(INPUT DATA):
##############################

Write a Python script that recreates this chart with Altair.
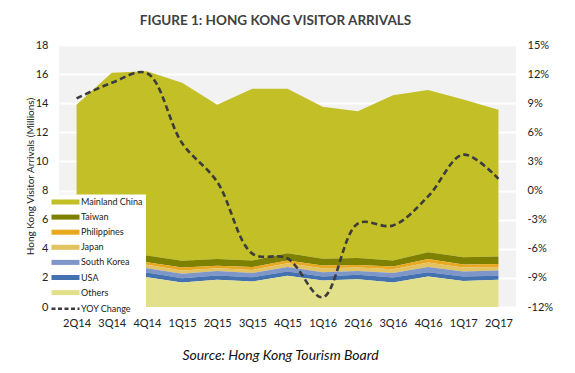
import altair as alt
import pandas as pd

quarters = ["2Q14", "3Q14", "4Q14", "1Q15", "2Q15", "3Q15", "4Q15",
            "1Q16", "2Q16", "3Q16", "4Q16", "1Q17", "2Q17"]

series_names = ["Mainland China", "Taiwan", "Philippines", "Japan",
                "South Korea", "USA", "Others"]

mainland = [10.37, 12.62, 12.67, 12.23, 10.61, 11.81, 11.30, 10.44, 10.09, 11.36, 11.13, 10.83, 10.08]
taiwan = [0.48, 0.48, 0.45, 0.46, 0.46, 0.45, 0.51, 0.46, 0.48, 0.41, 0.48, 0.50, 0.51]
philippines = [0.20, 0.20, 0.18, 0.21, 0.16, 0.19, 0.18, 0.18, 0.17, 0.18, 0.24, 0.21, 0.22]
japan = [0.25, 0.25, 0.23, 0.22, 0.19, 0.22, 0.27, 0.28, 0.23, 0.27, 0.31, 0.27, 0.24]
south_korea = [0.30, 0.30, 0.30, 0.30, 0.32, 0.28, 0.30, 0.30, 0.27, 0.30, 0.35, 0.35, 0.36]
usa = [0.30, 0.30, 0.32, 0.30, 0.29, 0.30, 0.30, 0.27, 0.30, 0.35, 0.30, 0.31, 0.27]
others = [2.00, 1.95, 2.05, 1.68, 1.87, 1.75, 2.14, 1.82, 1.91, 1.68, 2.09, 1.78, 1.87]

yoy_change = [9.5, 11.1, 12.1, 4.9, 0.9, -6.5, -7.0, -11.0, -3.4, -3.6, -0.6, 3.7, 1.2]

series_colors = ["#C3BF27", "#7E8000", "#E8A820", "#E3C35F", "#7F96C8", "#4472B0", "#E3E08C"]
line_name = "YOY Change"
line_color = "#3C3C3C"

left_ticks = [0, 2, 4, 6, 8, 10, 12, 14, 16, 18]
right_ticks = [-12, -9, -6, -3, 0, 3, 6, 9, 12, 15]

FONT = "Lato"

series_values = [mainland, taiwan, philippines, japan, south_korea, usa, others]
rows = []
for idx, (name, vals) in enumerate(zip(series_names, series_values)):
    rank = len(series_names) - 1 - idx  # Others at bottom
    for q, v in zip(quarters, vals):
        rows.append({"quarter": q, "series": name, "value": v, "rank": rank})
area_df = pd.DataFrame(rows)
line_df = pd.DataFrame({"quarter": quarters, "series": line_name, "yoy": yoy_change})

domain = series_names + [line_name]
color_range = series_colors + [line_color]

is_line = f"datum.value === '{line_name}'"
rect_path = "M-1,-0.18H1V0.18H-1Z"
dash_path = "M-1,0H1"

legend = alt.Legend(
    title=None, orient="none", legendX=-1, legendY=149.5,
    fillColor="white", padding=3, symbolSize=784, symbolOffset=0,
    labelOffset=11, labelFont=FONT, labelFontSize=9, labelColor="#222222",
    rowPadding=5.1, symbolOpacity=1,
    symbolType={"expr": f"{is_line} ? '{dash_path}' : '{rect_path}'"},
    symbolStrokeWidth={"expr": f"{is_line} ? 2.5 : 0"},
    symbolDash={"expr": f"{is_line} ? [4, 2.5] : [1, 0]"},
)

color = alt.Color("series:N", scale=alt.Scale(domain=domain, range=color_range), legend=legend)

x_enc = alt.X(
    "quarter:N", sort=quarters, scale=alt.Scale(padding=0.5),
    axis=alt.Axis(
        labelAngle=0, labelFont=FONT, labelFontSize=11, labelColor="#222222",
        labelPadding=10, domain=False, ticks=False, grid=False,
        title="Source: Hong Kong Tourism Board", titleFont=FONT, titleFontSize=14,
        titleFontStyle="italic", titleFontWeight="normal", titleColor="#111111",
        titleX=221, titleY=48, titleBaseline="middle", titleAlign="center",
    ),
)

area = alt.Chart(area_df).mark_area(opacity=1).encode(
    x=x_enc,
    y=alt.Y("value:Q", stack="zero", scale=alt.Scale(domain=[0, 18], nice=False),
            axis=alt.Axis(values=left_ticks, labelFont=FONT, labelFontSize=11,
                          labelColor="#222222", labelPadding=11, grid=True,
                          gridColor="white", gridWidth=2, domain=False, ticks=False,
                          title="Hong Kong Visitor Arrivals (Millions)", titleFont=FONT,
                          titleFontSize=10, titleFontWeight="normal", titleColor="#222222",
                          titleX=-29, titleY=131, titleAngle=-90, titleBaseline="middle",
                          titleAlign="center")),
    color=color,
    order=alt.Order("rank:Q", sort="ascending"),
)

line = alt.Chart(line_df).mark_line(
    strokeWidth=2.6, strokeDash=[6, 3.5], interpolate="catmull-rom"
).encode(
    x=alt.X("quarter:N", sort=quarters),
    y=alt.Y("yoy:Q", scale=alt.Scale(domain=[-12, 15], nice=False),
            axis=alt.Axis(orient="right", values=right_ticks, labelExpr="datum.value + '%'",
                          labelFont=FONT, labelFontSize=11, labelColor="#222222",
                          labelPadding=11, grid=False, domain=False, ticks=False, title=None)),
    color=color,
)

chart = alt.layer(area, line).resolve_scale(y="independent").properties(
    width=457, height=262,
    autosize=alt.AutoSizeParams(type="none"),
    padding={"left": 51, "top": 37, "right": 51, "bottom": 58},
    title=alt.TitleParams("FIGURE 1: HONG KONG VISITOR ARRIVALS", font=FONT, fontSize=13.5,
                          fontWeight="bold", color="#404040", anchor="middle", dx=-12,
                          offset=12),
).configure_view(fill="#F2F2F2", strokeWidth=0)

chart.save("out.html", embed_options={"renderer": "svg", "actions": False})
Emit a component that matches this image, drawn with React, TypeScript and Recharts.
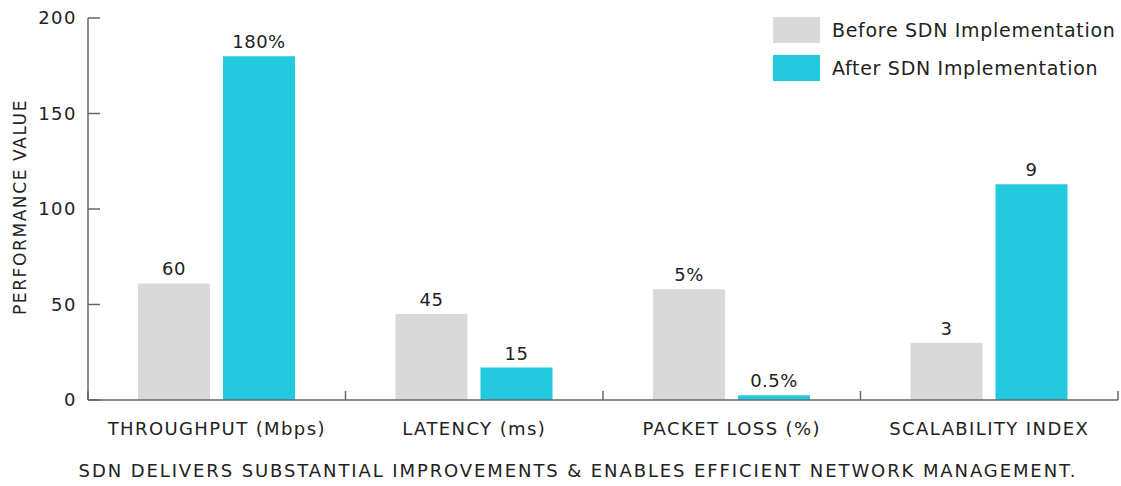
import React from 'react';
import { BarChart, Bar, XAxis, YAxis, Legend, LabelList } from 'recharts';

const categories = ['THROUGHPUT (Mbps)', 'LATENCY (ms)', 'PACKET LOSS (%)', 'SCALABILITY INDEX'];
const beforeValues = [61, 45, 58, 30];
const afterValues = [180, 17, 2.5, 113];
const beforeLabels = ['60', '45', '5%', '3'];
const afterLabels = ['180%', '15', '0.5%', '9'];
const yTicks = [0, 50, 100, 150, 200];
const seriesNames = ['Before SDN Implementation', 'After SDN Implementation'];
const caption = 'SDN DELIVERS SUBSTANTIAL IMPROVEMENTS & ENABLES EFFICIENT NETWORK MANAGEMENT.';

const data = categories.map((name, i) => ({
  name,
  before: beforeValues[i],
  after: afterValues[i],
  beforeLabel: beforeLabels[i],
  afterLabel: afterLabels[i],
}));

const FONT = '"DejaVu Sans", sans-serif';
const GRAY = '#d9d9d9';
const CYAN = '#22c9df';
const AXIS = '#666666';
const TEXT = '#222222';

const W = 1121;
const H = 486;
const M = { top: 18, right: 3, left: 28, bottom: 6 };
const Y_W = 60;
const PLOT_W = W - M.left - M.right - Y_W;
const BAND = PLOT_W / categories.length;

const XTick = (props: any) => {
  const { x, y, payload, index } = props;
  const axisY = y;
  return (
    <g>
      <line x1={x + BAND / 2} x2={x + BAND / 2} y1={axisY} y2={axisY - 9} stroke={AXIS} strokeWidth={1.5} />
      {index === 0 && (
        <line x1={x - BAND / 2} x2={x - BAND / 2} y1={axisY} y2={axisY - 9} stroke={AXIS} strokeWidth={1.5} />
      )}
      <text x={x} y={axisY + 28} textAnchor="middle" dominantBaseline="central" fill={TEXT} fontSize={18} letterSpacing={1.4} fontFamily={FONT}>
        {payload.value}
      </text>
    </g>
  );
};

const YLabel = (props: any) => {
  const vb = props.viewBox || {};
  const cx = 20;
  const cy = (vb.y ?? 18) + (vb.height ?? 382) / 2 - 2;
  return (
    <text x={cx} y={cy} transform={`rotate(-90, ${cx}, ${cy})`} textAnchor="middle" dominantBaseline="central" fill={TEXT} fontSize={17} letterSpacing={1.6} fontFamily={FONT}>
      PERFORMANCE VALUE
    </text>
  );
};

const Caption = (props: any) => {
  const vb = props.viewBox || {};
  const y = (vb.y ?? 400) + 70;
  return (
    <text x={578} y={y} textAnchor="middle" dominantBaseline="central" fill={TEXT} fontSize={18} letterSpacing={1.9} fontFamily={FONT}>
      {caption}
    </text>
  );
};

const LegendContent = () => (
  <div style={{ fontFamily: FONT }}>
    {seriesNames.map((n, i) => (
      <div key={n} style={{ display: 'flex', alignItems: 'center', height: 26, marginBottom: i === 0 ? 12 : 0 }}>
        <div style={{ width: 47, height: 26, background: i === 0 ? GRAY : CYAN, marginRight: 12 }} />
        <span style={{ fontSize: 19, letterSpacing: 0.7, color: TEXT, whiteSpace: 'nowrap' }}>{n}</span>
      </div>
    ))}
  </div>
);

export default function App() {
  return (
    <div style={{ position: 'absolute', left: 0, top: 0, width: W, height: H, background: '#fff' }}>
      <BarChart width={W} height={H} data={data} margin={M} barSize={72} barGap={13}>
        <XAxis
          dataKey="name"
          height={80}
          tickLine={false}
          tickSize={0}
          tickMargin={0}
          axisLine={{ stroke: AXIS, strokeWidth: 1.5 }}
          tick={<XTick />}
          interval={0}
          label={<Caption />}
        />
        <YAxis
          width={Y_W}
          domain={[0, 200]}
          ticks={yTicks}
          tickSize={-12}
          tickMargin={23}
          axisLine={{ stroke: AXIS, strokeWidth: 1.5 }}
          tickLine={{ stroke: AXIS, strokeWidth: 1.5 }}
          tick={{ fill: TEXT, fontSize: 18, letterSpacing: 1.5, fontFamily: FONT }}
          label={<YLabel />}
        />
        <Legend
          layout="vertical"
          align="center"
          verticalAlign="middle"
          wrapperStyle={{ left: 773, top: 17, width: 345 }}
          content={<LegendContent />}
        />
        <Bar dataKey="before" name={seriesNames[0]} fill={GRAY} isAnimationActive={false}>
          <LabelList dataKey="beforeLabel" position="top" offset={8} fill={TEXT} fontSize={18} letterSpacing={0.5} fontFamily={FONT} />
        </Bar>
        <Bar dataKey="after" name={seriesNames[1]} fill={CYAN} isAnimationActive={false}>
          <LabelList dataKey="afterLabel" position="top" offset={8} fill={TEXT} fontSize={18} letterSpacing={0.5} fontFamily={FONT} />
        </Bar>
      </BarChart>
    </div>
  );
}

##############################

(WHAT IS BEING ASKED): Nothing but the lines from the one with "Emit a component" through the one with "const TEXT = '#222222';" should be copied, word for word. Pictures are left out.

(SOLUTION FOR THIS EXERCISE):
Emit a component that matches this image, drawn with React, TypeScript and Recharts.
import React from 'react';
import { BarChart, Bar, XAxis, YAxis, Legend, LabelList } from 'recharts';

const categories = ['THROUGHPUT (Mbps)', 'LATENCY (ms)', 'PACKET LOSS (%)', 'SCALABILITY INDEX'];
const beforeValues = [61, 45, 58, 30];
const afterValues = [180, 17, 2.5, 113];
const beforeLabels = ['60', '45', '5%', '3'];
const afterLabels = ['180%', '15', '0.5%', '9'];
const yTicks = [0, 50, 100, 150, 200];
const seriesNames = ['Before SDN Implementation', 'After SDN Implementation'];
const caption = 'SDN DELIVERS SUBSTANTIAL IMPROVEMENTS & ENABLES EFFICIENT NETWORK MANAGEMENT.';

const data = categories.map((name, i) => ({
  name,
  before: beforeValues[i],
  after: afterValues[i],
  beforeLabel: beforeLabels[i],
  afterLabel: afterLabels[i],
}));

const FONT = '"DejaVu Sans", sans-serif';
const GRAY = '#d9d9d9';
const CYAN = '#22c9df';
const AXIS = '#666666';
const TEXT = '#222222';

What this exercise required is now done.